セクター&市場
APMスタディツアー:日本におけるイノベーション、産業、マネジメントを探る
2025年に開催されている大阪・関西万博視察に関連して、フランス・ノルマンディー地方から来日した経営者18名で構成される「経営向上協会(APM)」の代表団が、日本国内で1週間にわたるスタディツアーを実施。在日フランス商工会議所との連携のもと、日本のビジネスエコシステムに直接触れる機会を得た。
本プログラムの目的は、特にマネジメント、イノベーション、産業分野における日本の先進的な取り組みを理解することにあり、現地のキープレイヤーとの対話や視察を通じて、多角的な視点からの学びを深めることに焦点を当てた。
東京:イノベーションと産業の中心地
前半のプログラムは東京にて実施され、4日間にわたり、セミナーや企業訪問を通じて日本の多様な産業分野における最前線の取り組みを視察した。
- 1日目:クレディ・アグリコル東京オフィスにてセミナーを実施
初日はクレディ・アグリコル東京オフィスにて終日セミナーを開催。以下の登壇者から、それぞれの専門的視点による講演が行われた。
- 駐日フランス大使館財務参事官・経済部 エステル・ティエボー
- 在日フランス商工会議所・事業開発部 メディ・マタニュ
- ブイグ(Bouygues Asia) ピエール・ムスティエール
- Japan Advisory Servicesフランソワ=グザヴィエ・リエナール
講演では、日本経済の構造、日本市場へのアプローチ、現地における企業文化や経営のリアリティについて、具体的な知見が共有された。
- 2日目:大林組技術研究所を訪問
2日目は大林組技術研究所を訪問し、日本の建設業界の最前線を見学した。建設中の2025年大阪万博のシンボル「大屋根リング」に関するプレゼンテーションに加え、日本の都市開発におけるテクノロジーと伝統の融合を探る視察となった。
- 3日目:三菱自動車にてモビリティの未来を考察
3日目には三菱自動車を訪問。電動化、自動運転、サステナブルモビリティといったテーマについて、同社の中長期戦略や研究開発の取り組みに関する説明を受けた。日本の自動車産業が環境対応と技術革新の両立にどのように取り組んでいるかを学ぶ機会となった。
- 4日目:日本製鉄・鹿島製鉄所を見学
東京での最終日は、日本製鉄の鹿島製鉄所を訪問。高炉(BF)および転炉(BOF)を活用した製鋼プロセスを間近で見学し、日本の重工業の高度な技術力と規模、さらに環境への配慮に基づく運営体制について理解を深めた。
大阪:国際連携と地域産業の革新
後半は大阪へ移動し、関西におけるグローバルビジネスと産業革新の現場を視察。地域とグローバルをつなぐ新たな展開を探った。
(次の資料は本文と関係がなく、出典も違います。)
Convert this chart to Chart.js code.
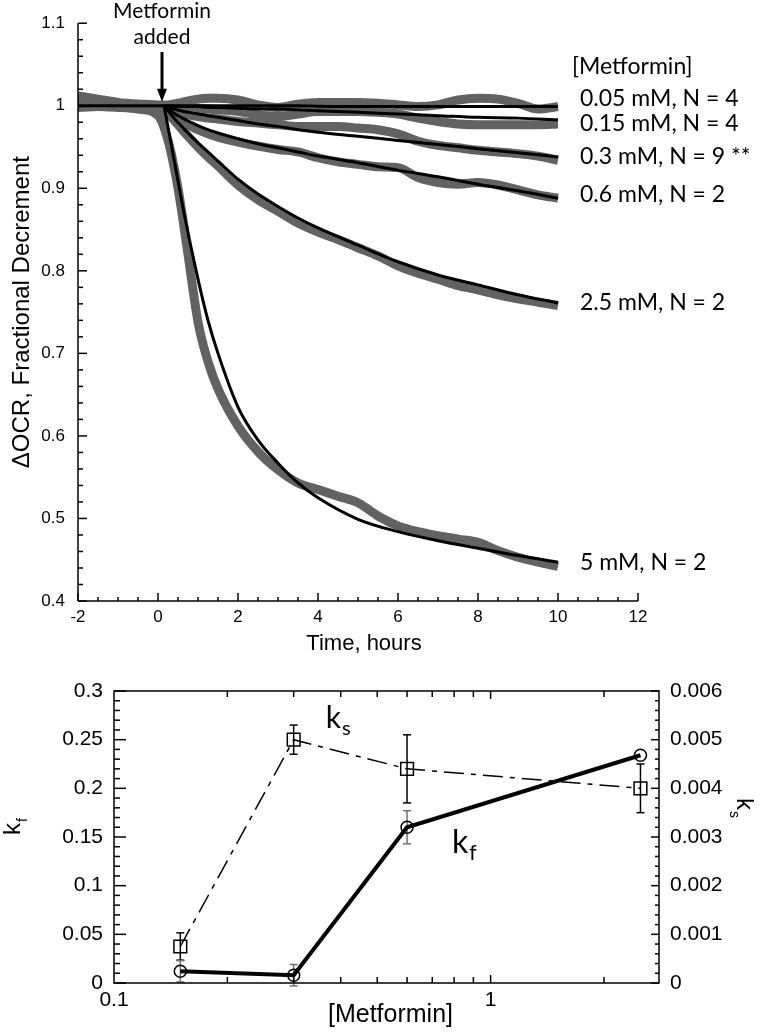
<!DOCTYPE html>
<html>
<head>
<meta charset="utf-8">
<script src="https://cdn.jsdelivr.net/npm/chart.js@4.4.1/dist/chart.umd.min.js"></script>
<style>
body { margin: 0; background: #fff; }
#wrap { position: relative; width: 765px; height: 1036px; }
canvas { position: absolute; left: 0; }
</style>
</head>
<body>
<div id="wrap">
<canvas id="top" width="765" height="665" style="top:0"></canvas>
<canvas id="bottom" width="765" height="371" style="top:665px"></canvas>
</div>
<script>
// ---- top panel: OCR traces (gray = measured, black = fit) ----
const tData = [-2, -1.5, -1, -0.5, 0, 0.25, 0.5, 0.75, 1, 1.25, 1.5, 2, 2.5, 3, 3.5, 4, 4.5, 5, 5.5, 6, 6.5, 7, 7.5, 8, 8.5, 9, 9.5, 10];
const tFit = [0.15, 0.4, 0.65, 1, 1.25, 1.5, 2, 2.5, 3, 3.5, 4, 5, 6, 7, 8, 9, 10];
const tBase = [-2, 0.15];
const baseFit = [1, 1];

const concLabels = ['0.05 mM, N = 4', '0.15 mM, N = 4', '0.3 mM, N = 9 **', '0.6 mM, N = 2', '2.5 mM, N = 2', '5 mM, N = 2'];

const data005 = [1.012, 1.008, 1.004, 1.002, 1.001, 1.001, 1.003, 1.006, 1.008, 1.009, 1.009, 1.007, 1.001, 0.998, 1.002, 1.004, 1.004, 1.004, 1.003, 1.001, 0.999, 1.001, 1.007, 1.009, 1.008, 1.003, 0.996, 0.999];
const data015 = [1.004, 1.002, 1.0, 1.0, 0.999, 0.999, 0.998, 0.998, 0.997, 0.996, 0.995, 0.993, 0.989, 0.987, 0.99, 0.993, 0.993, 0.993, 0.992, 0.99, 0.985, 0.981, 0.978, 0.977, 0.977, 0.977, 0.977, 0.978];
const data03 = [1.0, 1.0, 1.0, 1.0, 1.0, 0.996, 0.992, 0.989, 0.987, 0.985, 0.984, 0.981, 0.979, 0.977, 0.975, 0.975, 0.975, 0.973, 0.971, 0.966, 0.957, 0.952, 0.949, 0.946, 0.944, 0.942, 0.939, 0.934];
const data06 = [0.998, 0.999, 1.0, 1.0, 0.999, 0.99, 0.983, 0.977, 0.971, 0.966, 0.962, 0.956, 0.951, 0.947, 0.944, 0.937, 0.932, 0.929, 0.926, 0.925, 0.913, 0.907, 0.905, 0.907, 0.904, 0.898, 0.892, 0.888];
const data25 = [1.003, 1.001, 1.0, 1.0, 0.999, 0.99, 0.977, 0.963, 0.95, 0.938, 0.927, 0.904, 0.886, 0.872, 0.858, 0.847, 0.838, 0.828, 0.818, 0.806, 0.797, 0.79, 0.782, 0.777, 0.771, 0.766, 0.762, 0.758];
const data5 = [1.0, 0.999, 0.998, 0.996, 0.988, 0.958, 0.9, 0.82, 0.738, 0.69, 0.657, 0.612, 0.581, 0.559, 0.543, 0.535, 0.527, 0.519, 0.503, 0.491, 0.484, 0.479, 0.475, 0.471, 0.461, 0.453, 0.447, 0.442];

const fit005 = [1.0, 1.0, 1.0, 1.0, 1.0, 1.0, 1.0, 1.0, 1.0, 1.0, 0.9995, 0.999, 0.999, 0.999, 0.999, 0.999, 0.999];
const fit015 = [1.0, 0.9995, 0.999, 0.999, 0.998, 0.998, 0.997, 0.996, 0.996, 0.995, 0.994, 0.992, 0.99, 0.988, 0.986, 0.985, 0.983];
const fit03 = [1.0, 0.996, 0.993, 0.99, 0.988, 0.986, 0.982, 0.978, 0.975, 0.971, 0.968, 0.963, 0.958, 0.953, 0.948, 0.943, 0.938];
const fit06 = [1.0, 0.991, 0.984, 0.976, 0.971, 0.967, 0.96, 0.954, 0.949, 0.944, 0.939, 0.931, 0.922, 0.914, 0.905, 0.897, 0.888];
const fit25 = [1.0, 0.985, 0.972, 0.955, 0.944, 0.933, 0.911, 0.893, 0.878, 0.864, 0.852, 0.831, 0.811, 0.795, 0.783, 0.771, 0.761];
const fit5 = [1.0, 0.935, 0.87, 0.79, 0.74, 0.7, 0.635, 0.595, 0.567, 0.543, 0.525, 0.499, 0.484, 0.473, 0.464, 0.455, 0.447];

const dataSeries = [data005, data015, data03, data06, data25, data5];
const fitSeries = [fit005, fit015, fit03, fit06, fit25, fit5];

// where the right-hand labels sit (in y units)
const labelY = [1.0084, 0.978, 0.939, 0.892, 0.762, 0.447];
const headerY = 1.048;

// ---- bottom panel: rate constants ----
const conc = [0.15, 0.3, 0.6, 2.5];
const kf = [0.012, 0.008, 0.16, 0.234];
const kfErr = [0.011, 0.011, 0.017, 0];
const ks = [0.00075, 0.005, 0.0044, 0.004];
const ksErr = [0.00028, 0.0003, 0.0007, 0.0005];
const logTicks = [0.2, 0.3, 0.4, 0.5, 0.6, 0.7, 0.8, 0.9, 1, 2];

const SANS = "'Liberation Sans', Arial, sans-serif";
const LABEL = "Lato, 'Open Sans', sans-serif";

function toXY(ts, vs) {
    return ts.map((t, i) => ({ x: t, y: vs[i] }));
}

function line(ctx, x1, y1, x2, y2) {
    ctx.beginPath();
    ctx.moveTo(x1, y1);
    ctx.lineTo(x2, y2);
    ctx.stroke();
}

let datasetsTop = [];
datasetsTop.push({ data: toXY(tBase, baseFit), borderColor: '#000', borderWidth: 3, pointRadius: 0, order: 0 });
for (let i = 0; i < fitSeries.length; i++) {
    datasetsTop.push({ data: toXY(tFit, fitSeries[i]), borderColor: '#000', borderWidth: 3, pointRadius: 0, cubicInterpolationMode: 'monotone', order: 0 });
}
for (let i = 0; i < dataSeries.length; i++) {
    datasetsTop.push({ data: toXY(tData, dataSeries[i]), borderColor: '#626262', borderWidth: 9, pointRadius: 0, cubicInterpolationMode: 'monotone', order: 1 });
}

const topDecor = {
    id: 'topDecor',
    afterDraw(chart) {
        const ctx = chart.ctx;
        const a = chart.chartArea;
        const xs = chart.scales.x, ys = chart.scales.y;
        ctx.save();
        ctx.strokeStyle = '#000';
        ctx.lineWidth = 1.5;
        line(ctx, a.left, a.top, a.left, a.bottom);
        line(ctx, a.left, a.bottom, a.right, a.bottom);
        // inward ticks
        for (let i = 0; i <= 28; i++) {
            const px = xs.getPixelForValue(-2 + i * 0.5);
            line(ctx, px, a.bottom, px, a.bottom - (i % 4 == 0 ? 8 : 4));
        }
        for (let i = 0; i <= 35; i++) {
            const py = ys.getPixelForValue(0.4 + i * 0.02);
            line(ctx, a.left, py, a.left + (i % 5 == 0 ? 9 : 5), py);
        }

        ctx.fillStyle = '#000';
        // axis titles
        ctx.font = '22px ' + SANS;
        ctx.textAlign = 'center';
        ctx.textBaseline = 'middle';
        ctx.fillText('Time, hours', (a.left + a.right) / 2 + 6, a.bottom + 43);
        ctx.save();
        ctx.translate(22, (a.top + a.bottom) / 2);
        ctx.rotate(-Math.PI / 2);
        ctx.font = '24px ' + SANS;
        ctx.fillText('\u0394OCR, Fractional Decrement', 0, 0);
        ctx.restore();

        // metformin added marker
        const ax = xs.getPixelForValue(0.1);
        const tip = ys.getPixelForValue(1.0) - 4;
        ctx.font = '21px ' + LABEL;
        ctx.fillText('Metformin', ax, 11);
        ctx.fillText('added', ax, 37);
        ctx.lineWidth = 3;
        line(ctx, ax, 52, ax, tip - 10);
        ctx.beginPath();
        ctx.moveTo(ax - 5, tip - 13);
        ctx.lineTo(ax + 5, tip - 13);
        ctx.lineTo(ax, tip);
        ctx.closePath();
        ctx.fill();

        // concentration labels
        const lx = xs.getPixelForValue(10) + 22;
        ctx.textAlign = 'left';
        ctx.font = '23px ' + LABEL;
        ctx.fillText('[Metformin]', lx - 8, ys.getPixelForValue(headerY));
        for (let i = 0; i < concLabels.length; i++) {
            ctx.fillText(concLabels[i], lx, ys.getPixelForValue(labelY[i]));
        }
        ctx.restore();
    }
};

new Chart(document.getElementById('top'), {
    type: 'line',
    data: { datasets: datasetsTop },
    options: {
        responsive: false,
        animation: false,
        layout: { padding: { left: 0, right: 127, top: 18, bottom: 0 } },
        plugins: { legend: { display: false }, tooltip: { enabled: false } },
        scales: {
            x: {
                type: 'linear', min: -2, max: 12,
                afterFit: (s) => { s.height = 64; },
                grid: { display: false, drawTicks: false },
                border: { display: false },
                ticks: { stepSize: 2, padding: 6, color: '#000', font: { family: SANS, size: 17 } }
            },
            y: {
                min: 0.4, max: 1.1,
                afterFit: (s) => { s.width = 78; },
                grid: { display: false, drawTicks: false },
                border: { display: false },
                ticks: { stepSize: 0.1, padding: 13, color: '#000', font: { family: SANS, size: 17 },
                         callback: (v) => String(+v.toFixed(2)) }
            }
        }
    },
    plugins: [topDecor]
});

// ---- bottom chart ----
function drawK(ctx, x, y, sub, size, subSize) {
    ctx.font = size + 'px ' + LABEL;
    ctx.fillText('k', x, y);
    const w = ctx.measureText('k').width;
    ctx.font = subSize + 'px ' + LABEL;
    ctx.fillText(sub, x + w + 1, y + subSize * 0.35);
}

const bottomDecor = {
    id: 'bottomDecor',
    beforeDatasetsDraw(chart) {
        const ctx = chart.ctx;
        const xs = chart.scales.x, y1 = chart.scales.y, y2 = chart.scales.y2;
        ctx.save();
        ctx.lineWidth = 1.5;
        for (let i = 0; i < conc.length; i++) {
            const px = xs.getPixelForValue(conc[i]);
            ctx.strokeStyle = '#000';
            if (ksErr[i] > 0) {
                const a = y2.getPixelForValue(ks[i] - ksErr[i]), b = y2.getPixelForValue(ks[i] + ksErr[i]);
                line(ctx, px, a, px, b);
                line(ctx, px - 4, a, px + 4, a);
                line(ctx, px - 4, b, px + 4, b);
            }
            ctx.strokeStyle = '#707070';
            if (kfErr[i] > 0) {
                const a = y1.getPixelForValue(kf[i] - kfErr[i]), b = y1.getPixelForValue(kf[i] + kfErr[i]);
                line(ctx, px, a, px, b);
                line(ctx, px - 4, a, px + 4, a);
                line(ctx, px - 4, b, px + 4, b);
            }
        }
        ctx.restore();
    },
    afterDraw(chart) {
        const ctx = chart.ctx;
        const a = chart.chartArea;
        const xs = chart.scales.x, y1 = chart.scales.y, y2 = chart.scales.y2;
        ctx.save();
        ctx.strokeStyle = '#000';
        ctx.lineWidth = 1.5;
        ctx.strokeRect(a.left, a.top, a.right - a.left, a.bottom - a.top);
        for (let i = 0; i <= 30; i++) {
            const p1 = y1.getPixelForValue(i * 0.01);
            line(ctx, a.left, p1, a.left + (i % 5 == 0 ? 12 : 6), p1);
            const p2 = y2.getPixelForValue(i * 0.0002);
            line(ctx, a.right, p2, a.right - (i % 5 == 0 ? 8 : 4), p2);
        }
        for (const v of logTicks) {
            const px = xs.getPixelForValue(v);
            const len = v == 1 ? 8 : 6;
            line(ctx, px, a.bottom, px, a.bottom - len);
            line(ctx, px, a.top, px, a.top + len);
        }

        ctx.fillStyle = '#000';
        ctx.textAlign = 'center';
        ctx.textBaseline = 'middle';
        ctx.font = '25px ' + SANS;
        ctx.fillText('[Metformin]', (a.left + a.right) / 2 + 4, a.bottom + 32);

        // axis titles k_f (left) and k_s (right)
        ctx.textAlign = 'left';
        ctx.textBaseline = 'alphabetic';
        ctx.save();
        ctx.translate(20, a.top + 136);
        ctx.rotate(-Math.PI / 2);
        ctx.font = '24px ' + SANS;
        ctx.fillText('k', -8, 0);
        ctx.font = '14px ' + SANS;
        ctx.fillText('f', 5, 7);
        ctx.restore();
        ctx.save();
        ctx.translate(737, a.top + 107);
        ctx.rotate(Math.PI / 2);
        ctx.font = '24px ' + SANS;
        ctx.fillText('k', 0, 0);
        ctx.font = '14px ' + SANS;
        ctx.fillText('s', 13, 7);
        ctx.restore();

        // in-plot labels
        drawK(ctx, xs.getPixelForValue(0.365), y1.getPixelForValue(0.262), 's', 30, 20);
        drawK(ctx, xs.getPixelForValue(0.79), y1.getPixelForValue(0.134), 'f', 32, 21);
        ctx.restore();
    }
};

new Chart(document.getElementById('bottom'), {
    type: 'line',
    data: {
        datasets: [
            { data: toXY(conc, kf), yAxisID: 'y', borderColor: '#000', borderWidth: 4,
              pointStyle: 'circle', pointRadius: 6, pointBorderWidth: 1.5,
              pointBorderColor: '#000', pointBackgroundColor: 'rgba(0,0,0,0)' },
            { data: toXY(conc, ks), yAxisID: 'y2', borderColor: '#000', borderWidth: 1.5,
              borderDash: [20, 7, 5, 7],
              pointStyle: 'rect', pointRadius: 9, pointBorderWidth: 1.5,
              pointBorderColor: '#000', pointBackgroundColor: 'rgba(0,0,0,0)' }
        ]
    },
    options: {
        responsive: false,
        animation: false,
        layout: { padding: { left: 0, right: 0, top: 26, bottom: 0 } },
        plugins: { legend: { display: false }, tooltip: { enabled: false } },
        scales: {
            x: {
                type: 'logarithmic', min: 0.1, max: 2.8,
                afterFit: (s) => { s.height = 53; },
                grid: { display: false, drawTicks: false },
                border: { display: false },
                ticks: { padding: 5, color: '#000', font: { family: SANS, size: 21 }, autoSkip: false, maxRotation: 0,
                         callback: (v) => (Math.abs(v - 0.1) < 1e-9 ? '0.1' : (Math.abs(v - 1) < 1e-9 ? '1' : '')) }
            },
            y: {
                position: 'left', min: 0, max: 0.3,
                afterFit: (s) => { s.width = 114; },
                grid: { display: false, drawTicks: false },
                border: { display: false },
                ticks: { stepSize: 0.05, padding: 11, color: '#000', font: { family: SANS, size: 21 },
                         callback: (v) => String(+v.toFixed(2)) }
            },
            y2: {
                position: 'right', min: 0, max: 0.006,
                afterFit: (s) => { s.width = 106; },
                grid: { display: false, drawTicks: false },
                border: { display: false },
                ticks: { stepSize: 0.001, padding: 11, color: '#000', font: { family: SANS, size: 21 },
                         callback: (v) => (v == 0 ? '0' : v.toFixed(3)) }
            }
        }
    },
    plugins: [bottomDecor]
});
</script>
</body>
</html>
- 5日目:在日フランス商工会議所の関西デスクでの対話と地域理解の深化
在日フランス商工会議所の関西デスクにて、関西エアポート代表取締役社長・在日フランス商工会議所の理事のブノア・リュロと意見交換を実施。日本で最も利用者の多い空港のひとつである関西国際空港の運営、災害管理戦略、空港施設における利用者体験向上のためのイノベーションなど、多岐にわたるテーマが取り上げられた。
続いて、在日フランス商工会議所の地域拠点代表 兼 関西デスクマネージャー ジャン=フランソワ・ローシュより、地方におけるフランス企業支援の取り組みや商工会議所の活動について説明があった。
- 6日目:大阪・関西万博2025 現地視察
翌日は夢洲に建設中の大阪・関西万博の会場を訪問。フランス館ではパートナーシップディレクターのソフィー・ブランクールの案内で見学し、フランスの優れた文化・技術・芸術を紹介する没入型プレゼンテーションを体験した。フランス館のテーマである「愛への賛歌」は、つながり、持続可能性、革新という価値を反映している。
その後、日本、ベルギー、イタリア、中国など各国のパビリオンも訪問。持続可能な開発、デジタル変革、国際協力といった共通テーマ「未来をデザインする」に対する各国のアプローチを探る機会となった。
つながり、学び、イノベーションのまたとない機会
このスタディツアーは、単なる産業視察にとどまらず、フランスと日本のビジネス関係を深めると同時にグローバルリーダーシップ、戦略的イノベーション、異文化コラボレーションについての新たな視点を得る貴重な機会となった。